HOUSTON, June 11, 2021 (GLOBE NEWSWIRE) — SEACOR Marine Holdings Inc. (NYSE:SMHI) (the “Company” or “SEACOR Marine”), a leading provider of marine and support transportation services to offshore energy facilities worldwide, announced that Falcon Global USA LLC (“FGUSA”), an indirect subsidiary of SEACOR Marine, entered into a second amendment and conditional payoff agreement (the “Conditional Payoff Agreement”) in respect of the credit facility of FGUSA, as borrower, and certain of its subsidiaries, dated as of February 8, 2018 administered by JPMorgan Chase Bank, N.A. (as amended, the “FGUSA Credit Facility”). As of June 10, 2021, there was $117.3 million of principal outstanding under the FGUSA Credit Facility.
Under the terms of the Conditional Payoff Agreement, the $117.3 million of principal currently outstanding will be deemed satisfied in full upon the payment to the lenders of a total of $50.0 million comprised of (i) $25.0 million to be paid at the signing of the Conditional Payoff Agreement, and (ii) $25.0 million to be paid on or before December 15, 2021. Hull and machinery insurance proceeds received by the lenders in respect of the SEACOR Power incident will be set off against and satisfy the requirement to make the second $25.0 million payment. Such insurance proceeds are expected to be received prior to December 15, 2021 in the amount of $25.0 million and are to be paid to the lenders pursuant to the terms of the FGUSA Credit Facility. Upon final payment, the FGUSA Credit Facility will terminate and the mortgages and security arrangements will be released with respect to the nine liftboats securing the obligations thereunder. SEACOR Marine has provided a limited guaranty with respect to the obligations of FGUSA under the Conditional Payoff Agreement.
After giving effect to the payoff of the FGUSA Credit Facility and based on SEACOR Marine’s total debt reported as of March 31, 2021, SEACOR Marine’s total debt will be reduced by $112.5 million, resulting in total debt of $354.2 million, a 24.1% reduction from the $466.7 million of total debt reported as of March 31, 2021. SEACOR Marine’s net debt will decrease by $87.5 million on the same basis upon final payment.
John Gellert, SEACOR Marine’s Chief Executive Officer, commented:
“This transaction significantly de-levers our balance sheet and is an accretive use of our liquidity as we reset the capital structure of our liftboat fleet. It also further advances our previously stated strategy to maintain full financial flexibility and our commitment to U.S.-flagged liftboats.
“We remain focused on our response to the SEACOR Power incident and expect to complete the recovery efforts in July. We continue to grieve for our crew members, partners and the loved ones of those who were lost.”
SEACOR Marine provides global marine and support transportation services to offshore energy facilities worldwide. SEACOR Marine and its joint ventures operate a diverse fleet of offshore support and specialty vessels that deliver cargo and personnel to offshore installations; handle anchors and mooring equipment required to tether rigs to the seabed; tow rigs and assist in placing them on location and moving them between regions; provide construction, well workover and decommissioning support; and carry and launch equipment used underwater in drilling and well installation, maintenance and repair. Additionally, SEACOR Marine’s vessels provide accommodations for technicians and specialists, safety support and emergency response services.

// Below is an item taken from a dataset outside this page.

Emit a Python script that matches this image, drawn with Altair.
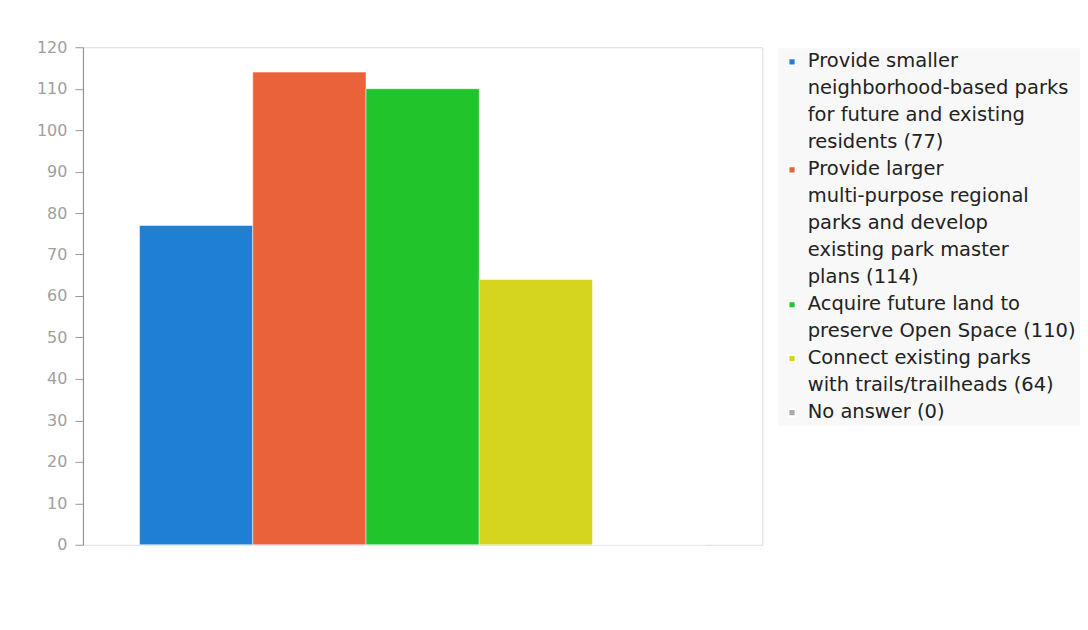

Certain statements discussed in this release as well as in other reports, materials and oral statements that the Company releases from time to time to the public constitute “forward-looking statements” within the meaning of the Private Securities Litigation Reform Act of 1995. Generally, words such as “anticipate,” “estimate,” “expect,” “project,” “intend,” “believe,” “plan,” “target,” “forecast” and similar expressions are intended to identify forward-looking statements. Such forward-looking statements concern management’s expectations, strategic objectives, business prospects, anticipated economic performance and financial condition and other similar matters. Forward-looking statements are inherently uncertain and subject to a variety of assumptions, risks and uncertainties that could cause actual results to differ materially from those anticipated or expected by the management of the Company. These statements are not guarantees of future performance and actual events or results may differ significantly from these statements. Actual events or results are subject to significant known and unknown risks, uncertainties and other important factors, many of which are beyond the Company’s control and are described in the Company’s filings with the SEC. It should be understood that it is not possible to predict or identify all such factors. Given these risk factors, investors and analysts should not place undue reliance on forward-looking statements. Forward-looking statements speak only as of the date of the document in which they are made. The Company disclaims any obligation or undertaking to provide any updates or revisions to any forward-looking statement to reflect any change in the Company’s expectations or any change in events, conditions or circumstances on which the forward-looking statement is based, except as required by law. It is advisable, however, to consult any further disclosures the Company makes on related subjects in its filings with the Securities and Exchange Commission, including Annual Reports on Form 10-K, Quarterly Reports on Form 10-Q and Current Reports on Form 8-K (if any). These statements constitute the Company’s cautionary statements under the Private Securities Litigation Reform Act of 1995.